# WOOD NARDI STEERING WHEEL



## V-TOWN ROLLERZ (Jan 14, 2003)

*I'M INTERESTED IN PUTTING A WOOD NARDI STEERING WHEEL IN MY 96 FLEETWOOD BUT I DO NOT KNOW WHAT SIZE I WOULD NEED TO BUY TO INSTALL. I HAVE NOTICED THAT THEY COME IN MM (I'M ASSUMING MILLIMETERS)??? ANYONE HAVE ONE IN THEIR FLEETWOOD OR HAVE ANY INFO ON THIS? THANKS.*


----------



## jjfrom713 (Mar 22, 2011)

Gl on that I'm also gettin a nardi an had the same question, so again goodluck


----------



## tru2thagame (Sep 23, 2009)

U can get what ever size u want. They come in 13,14 and 15 I believe. 15 is the way to go but it really don't matter, it's all on preference. U just gotta get the right adapter for ur car.
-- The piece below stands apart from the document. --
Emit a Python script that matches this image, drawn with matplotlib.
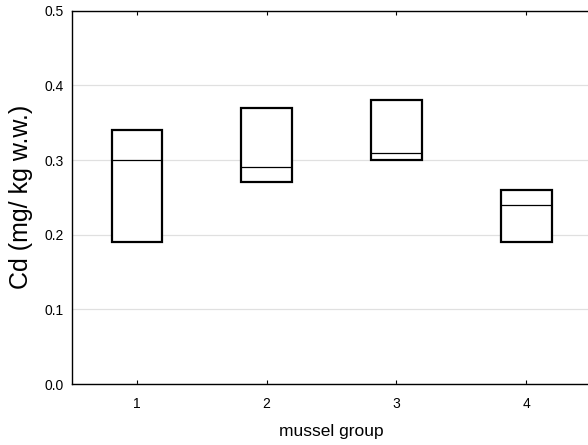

G/l


----------



## manu samoa (Nov 2, 2005)

Google the millimeter to inch comparison. 
Usually 14 or a 15 in a big body car is the most common


----------



## SELF MADE (Jun 20, 2004)

nardi "classic wood steering wheel w polished spoke" in 360mm all-day :thumbsup:


----------



## V-TOWN ROLLERZ (Jan 14, 2003)

*THANKS EVERYBODY FOR THE INFO I APPRECIATE IT.*


----------



## FUNKaheim714 (Nov 11, 2010)

im intrested in a nardi too for my 95...where can i get em at???


----------



## My Dad (Oct 19, 2012)

I want one for a Glass House 74 any info would be great thanks!!!


----------



## WSL63 (Dec 6, 2003)

http://www.crowderscustomizing.com/default.asp?m=0

Get your adapters from EBAY or Mr.Lac


----------



## warning (Oct 31, 2005)

FUNKaheim714 said:


> im intrested in a nardi too for my 95...where can i get em at???


someone used to sell swapmeet nardis on here but i cant remember who it was


----------